- GOAL OF THE EXERCISE
Repeat the records verbatim and leave the pictures out of your copy.

- Stored data entries
····················

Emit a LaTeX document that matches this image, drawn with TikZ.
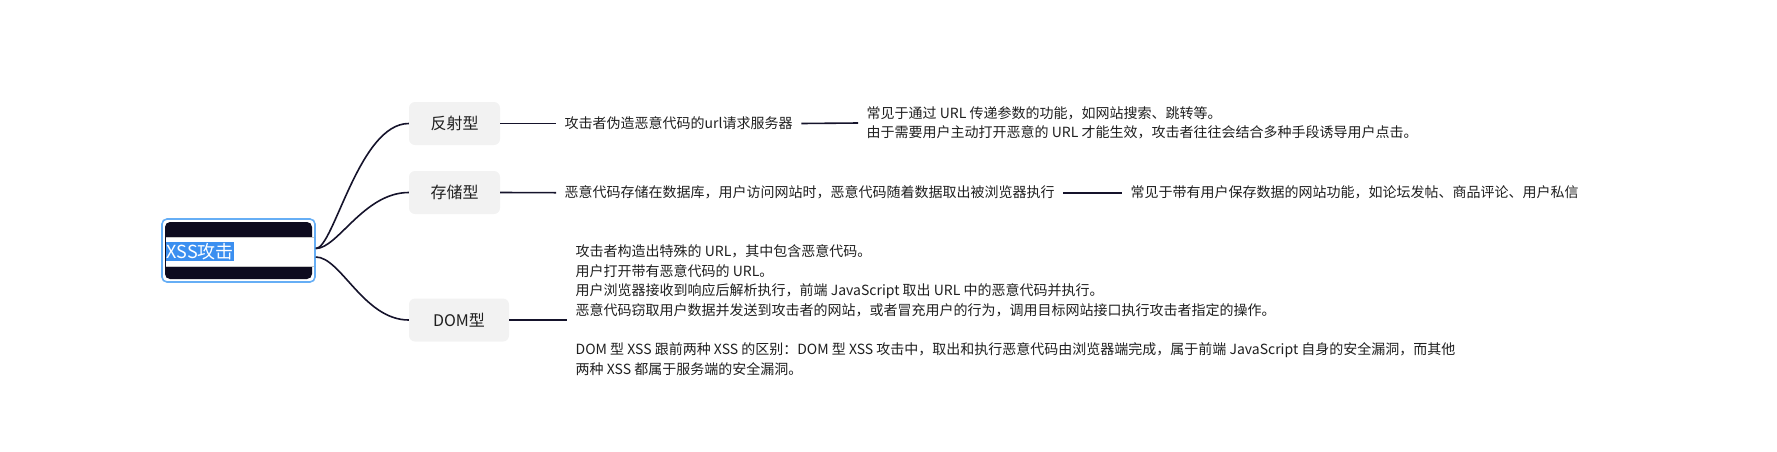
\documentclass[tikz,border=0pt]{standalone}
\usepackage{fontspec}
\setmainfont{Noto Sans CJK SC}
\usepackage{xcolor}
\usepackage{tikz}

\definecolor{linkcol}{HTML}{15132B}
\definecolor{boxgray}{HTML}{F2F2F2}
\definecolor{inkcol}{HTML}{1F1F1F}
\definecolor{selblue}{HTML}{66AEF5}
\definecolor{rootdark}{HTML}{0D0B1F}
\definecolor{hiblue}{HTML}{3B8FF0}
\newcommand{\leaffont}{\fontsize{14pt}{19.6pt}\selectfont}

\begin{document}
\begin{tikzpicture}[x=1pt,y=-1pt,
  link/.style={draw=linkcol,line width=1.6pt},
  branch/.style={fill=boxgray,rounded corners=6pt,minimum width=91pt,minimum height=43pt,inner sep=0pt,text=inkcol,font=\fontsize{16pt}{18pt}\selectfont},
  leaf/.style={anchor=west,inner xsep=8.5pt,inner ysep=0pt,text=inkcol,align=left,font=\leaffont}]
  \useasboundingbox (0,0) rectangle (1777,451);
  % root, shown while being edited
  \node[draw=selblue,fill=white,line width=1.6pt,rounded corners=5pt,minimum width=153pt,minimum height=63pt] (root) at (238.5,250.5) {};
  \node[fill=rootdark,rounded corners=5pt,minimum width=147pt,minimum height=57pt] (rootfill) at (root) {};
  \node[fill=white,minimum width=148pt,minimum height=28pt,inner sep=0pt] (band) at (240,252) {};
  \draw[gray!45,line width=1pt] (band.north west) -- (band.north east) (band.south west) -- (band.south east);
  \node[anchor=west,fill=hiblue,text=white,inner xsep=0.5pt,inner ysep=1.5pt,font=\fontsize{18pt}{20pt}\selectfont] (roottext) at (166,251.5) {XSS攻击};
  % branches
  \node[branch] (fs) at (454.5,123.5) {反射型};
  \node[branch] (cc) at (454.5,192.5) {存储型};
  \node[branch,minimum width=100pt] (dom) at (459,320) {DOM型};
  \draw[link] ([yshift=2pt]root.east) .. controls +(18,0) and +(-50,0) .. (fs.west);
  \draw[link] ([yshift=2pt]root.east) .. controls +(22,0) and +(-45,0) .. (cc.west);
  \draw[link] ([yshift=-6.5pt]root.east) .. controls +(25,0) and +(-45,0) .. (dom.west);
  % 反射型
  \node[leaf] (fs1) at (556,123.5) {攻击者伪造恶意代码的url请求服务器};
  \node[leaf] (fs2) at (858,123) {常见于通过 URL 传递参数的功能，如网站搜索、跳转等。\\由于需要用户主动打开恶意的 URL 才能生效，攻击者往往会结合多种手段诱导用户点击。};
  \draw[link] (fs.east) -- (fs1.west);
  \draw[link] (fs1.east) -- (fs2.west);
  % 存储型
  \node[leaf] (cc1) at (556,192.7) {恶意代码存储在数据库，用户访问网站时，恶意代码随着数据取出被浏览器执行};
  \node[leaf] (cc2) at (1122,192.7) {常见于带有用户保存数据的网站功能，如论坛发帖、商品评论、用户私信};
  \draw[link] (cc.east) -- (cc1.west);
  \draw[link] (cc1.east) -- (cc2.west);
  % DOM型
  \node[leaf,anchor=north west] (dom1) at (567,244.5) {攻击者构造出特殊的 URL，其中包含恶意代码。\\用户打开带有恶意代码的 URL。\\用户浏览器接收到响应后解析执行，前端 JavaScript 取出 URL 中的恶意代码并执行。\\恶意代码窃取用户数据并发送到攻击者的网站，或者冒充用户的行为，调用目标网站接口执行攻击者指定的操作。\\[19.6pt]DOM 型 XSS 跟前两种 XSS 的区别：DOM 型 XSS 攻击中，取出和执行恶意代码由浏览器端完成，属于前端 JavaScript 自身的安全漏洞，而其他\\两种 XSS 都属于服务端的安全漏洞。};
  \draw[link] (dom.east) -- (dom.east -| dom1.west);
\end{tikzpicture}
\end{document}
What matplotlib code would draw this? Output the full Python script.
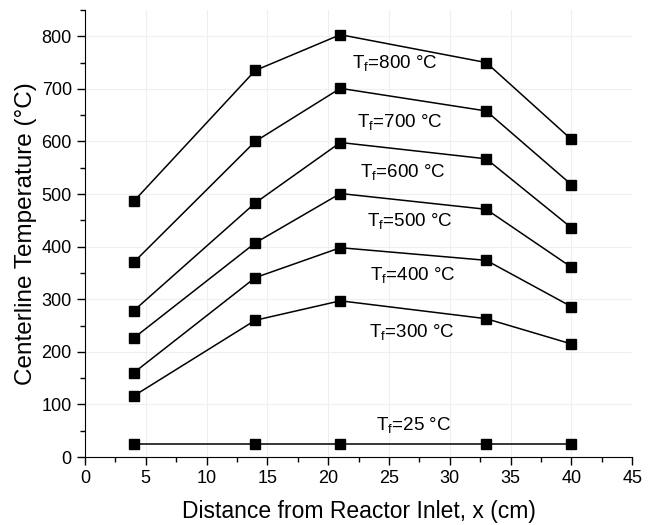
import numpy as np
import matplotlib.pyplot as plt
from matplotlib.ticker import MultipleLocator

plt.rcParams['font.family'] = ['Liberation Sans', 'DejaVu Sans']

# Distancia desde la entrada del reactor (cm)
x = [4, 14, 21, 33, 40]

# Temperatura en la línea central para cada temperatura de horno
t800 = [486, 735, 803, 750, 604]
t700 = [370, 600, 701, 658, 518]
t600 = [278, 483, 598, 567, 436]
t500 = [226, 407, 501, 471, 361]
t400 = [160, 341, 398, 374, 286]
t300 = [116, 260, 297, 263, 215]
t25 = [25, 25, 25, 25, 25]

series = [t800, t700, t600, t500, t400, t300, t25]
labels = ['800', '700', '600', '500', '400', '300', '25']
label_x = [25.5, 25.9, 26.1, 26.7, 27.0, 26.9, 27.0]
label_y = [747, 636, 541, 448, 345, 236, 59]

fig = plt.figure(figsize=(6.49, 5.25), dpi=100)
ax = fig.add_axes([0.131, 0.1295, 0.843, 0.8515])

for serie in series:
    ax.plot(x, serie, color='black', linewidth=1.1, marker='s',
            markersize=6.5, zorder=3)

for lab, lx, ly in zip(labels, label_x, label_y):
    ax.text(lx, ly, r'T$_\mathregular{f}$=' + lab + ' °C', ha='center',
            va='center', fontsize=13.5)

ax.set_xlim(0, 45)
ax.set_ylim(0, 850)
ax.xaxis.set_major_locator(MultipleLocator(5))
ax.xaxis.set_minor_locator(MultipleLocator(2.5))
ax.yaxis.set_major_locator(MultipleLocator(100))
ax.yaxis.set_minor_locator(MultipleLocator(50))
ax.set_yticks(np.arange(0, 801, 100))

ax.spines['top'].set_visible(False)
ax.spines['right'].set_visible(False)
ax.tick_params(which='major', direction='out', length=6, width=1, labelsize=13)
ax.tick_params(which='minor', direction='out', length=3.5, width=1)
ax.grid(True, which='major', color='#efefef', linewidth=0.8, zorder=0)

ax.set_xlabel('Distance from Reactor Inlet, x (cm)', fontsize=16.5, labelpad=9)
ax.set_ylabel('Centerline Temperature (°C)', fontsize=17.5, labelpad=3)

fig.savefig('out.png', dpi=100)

····················

- RESPONSE
Emit a LaTeX document that matches this image, drawn with TikZ.
\documentclass[tikz,border=0pt]{standalone}
\usepackage{fontspec}
\setmainfont{Noto Sans CJK SC}
\usepackage{xcolor}
\usepackage{tikz}

\definecolor{linkcol}{HTML}{15132B}
\definecolor{boxgray}{HTML}{F2F2F2}
\definecolor{inkcol}{HTML}{1F1F1F}
\definecolor{selblue}{HTML}{66AEF5}
\definecolor{rootdark}{HTML}{0D0B1F}
\definecolor{hiblue}{HTML}{3B8FF0}
\newcommand{\leaffont}{\fontsize{14pt}{19.6pt}\selectfont}

\begin{document}
\begin{tikzpicture}[x=1pt,y=-1pt,
  link/.style={draw=linkcol,line width=1.6pt},
  branch/.style={fill=boxgray,rounded corners=6pt,minimum width=91pt,minimum height=43pt,inner sep=0pt,text=inkcol,font=\fontsize{16pt}{18pt}\selectfont},
  leaf/.style={anchor=west,inner xsep=8.5pt,inner ysep=0pt,text=inkcol,align=left,font=\leaffont}]
  \useasboundingbox (0,0) rectangle (1777,451);
  % root, shown while being edited
  \node[draw=selblue,fill=white,line width=1.6pt,rounded corners=5pt,minimum width=153pt,minimum height=63pt] (root) at (238.5,250.5) {};
  \node[fill=rootdark,rounded corners=5pt,minimum width=147pt,minimum height=57pt] (rootfill) at (root) {};
  \node[fill=white,minimum width=148pt,minimum height=28pt,inner sep=0pt] (band) at (240,252) {};
  \draw[gray!45,line width=1pt] (band.north west) -- (band.north east) (band.south west) -- (band.south east);
  \node[anchor=west,fill=hiblue,text=white,inner xsep=0.5pt,inner ysep=1.5pt,font=\fontsize{18pt}{20pt}\selectfont] (roottext) at (166,251.5) {XSS攻击};
  % branches
  \node[branch] (fs) at (454.5,123.5) {反射型};
  \node[branch] (cc) at (454.5,192.5) {存储型};
  \node[branch,minimum width=100pt] (dom) at (459,320) {DOM型};
  \draw[link] ([yshift=2pt]root.east) .. controls +(18,0) and +(-50,0) .. (fs.west);
  \draw[link] ([yshift=2pt]root.east) .. controls +(22,0) and +(-45,0) .. (cc.west);
  \draw[link] ([yshift=-6.5pt]root.east) .. controls +(25,0) and +(-45,0) .. (dom.west);
  % 反射型
  \node[leaf] (fs1) at (556,123.5) {攻击者伪造恶意代码的url请求服务器};
  \node[leaf] (fs2) at (858,123) {常见于通过 URL 传递参数的功能，如网站搜索、跳转等。\\由于需要用户主动打开恶意的 URL 才能生效，攻击者往往会结合多种手段诱导用户点击。};
  \draw[link] (fs.east) -- (fs1.west);
  \draw[link] (fs1.east) -- (fs2.west);
  % 存储型
  \node[leaf] (cc1) at (556,192.7) {恶意代码存储在数据库，用户访问网站时，恶意代码随着数据取出被浏览器执行};
  \node[leaf] (cc2) at (1122,192.7) {常见于带有用户保存数据的网站功能，如论坛发帖、商品评论、用户私信};
  \draw[link] (cc.east) -- (cc1.west);
  \draw[link] (cc1.east) -- (cc2.west);
  % DOM型
  \node[leaf,anchor=north west] (dom1) at (567,244.5) {攻击者构造出特殊的 URL，其中包含恶意代码。\\用户打开带有恶意代码的 URL。\\用户浏览器接收到响应后解析执行，前端 JavaScript 取出 URL 中的恶意代码并执行。\\恶意代码窃取用户数据并发送到攻击者的网站，或者冒充用户的行为，调用目标网站接口执行攻击者指定的操作。\\[19.6pt]DOM 型 XSS 跟前两种 XSS 的区别：DOM 型 XSS 攻击中，取出和执行恶意代码由浏览器端完成，属于前端 JavaScript 自身的安全漏洞，而其他\\两种 XSS 都属于服务端的安全漏洞。};
  \draw[link] (dom.east) -- (dom.east -| dom1.west);
\end{tikzpicture}
\end{document}
What matplotlib code would draw this? Output the full Python script.
import numpy as np
import matplotlib.pyplot as plt
from matplotlib.ticker import MultipleLocator

plt.rcParams['font.family'] = ['Liberation Sans', 'DejaVu Sans']

# Distancia desde la entrada del reactor (cm)
x = [4, 14, 21, 33, 40]

# Temperatura en la línea central para cada temperatura de horno
t800 = [486, 735, 803, 750, 604]
t700 = [370, 600, 701, 658, 518]
t600 = [278, 483, 598, 567, 436]
t500 = [226, 407, 501, 471, 361]
t400 = [160, 341, 398, 374, 286]
t300 = [116, 260, 297, 263, 215]
t25 = [25, 25, 25, 25, 25]

series = [t800, t700, t600, t500, t400, t300, t25]
labels = ['800', '700', '600', '500', '400', '300', '25']
label_x = [25.5, 25.9, 26.1, 26.7, 27.0, 26.9, 27.0]
label_y = [747, 636, 541, 448, 345, 236, 59]

fig = plt.figure(figsize=(6.49, 5.25), dpi=100)
ax = fig.add_axes([0.131, 0.1295, 0.843, 0.8515])

for serie in series:
    ax.plot(x, serie, color='black', linewidth=1.1, marker='s',
            markersize=6.5, zorder=3)

for lab, lx, ly in zip(labels, label_x, label_y):
    ax.text(lx, ly, r'T$_\mathregular{f}$=' + lab + ' °C', ha='center',
            va='center', fontsize=13.5)

ax.set_xlim(0, 45)
ax.set_ylim(0, 850)
ax.xaxis.set_major_locator(MultipleLocator(5))
ax.xaxis.set_minor_locator(MultipleLocator(2.5))
ax.yaxis.set_major_locator(MultipleLocator(100))
ax.yaxis.set_minor_locator(MultipleLocator(50))
ax.set_yticks(np.arange(0, 801, 100))

ax.spines['top'].set_visible(False)
ax.spines['right'].set_visible(False)
ax.tick_params(which='major', direction='out', length=6, width=1, labelsize=13)
ax.tick_params(which='minor', direction='out', length=3.5, width=1)
ax.grid(True, which='major', color='#efefef', linewidth=0.8, zorder=0)

ax.set_xlabel('Distance from Reactor Inlet, x (cm)', fontsize=16.5, labelpad=9)
ax.set_ylabel('Centerline Temperature (°C)', fontsize=17.5, labelpad=3)

fig.savefig('out.png', dpi=100)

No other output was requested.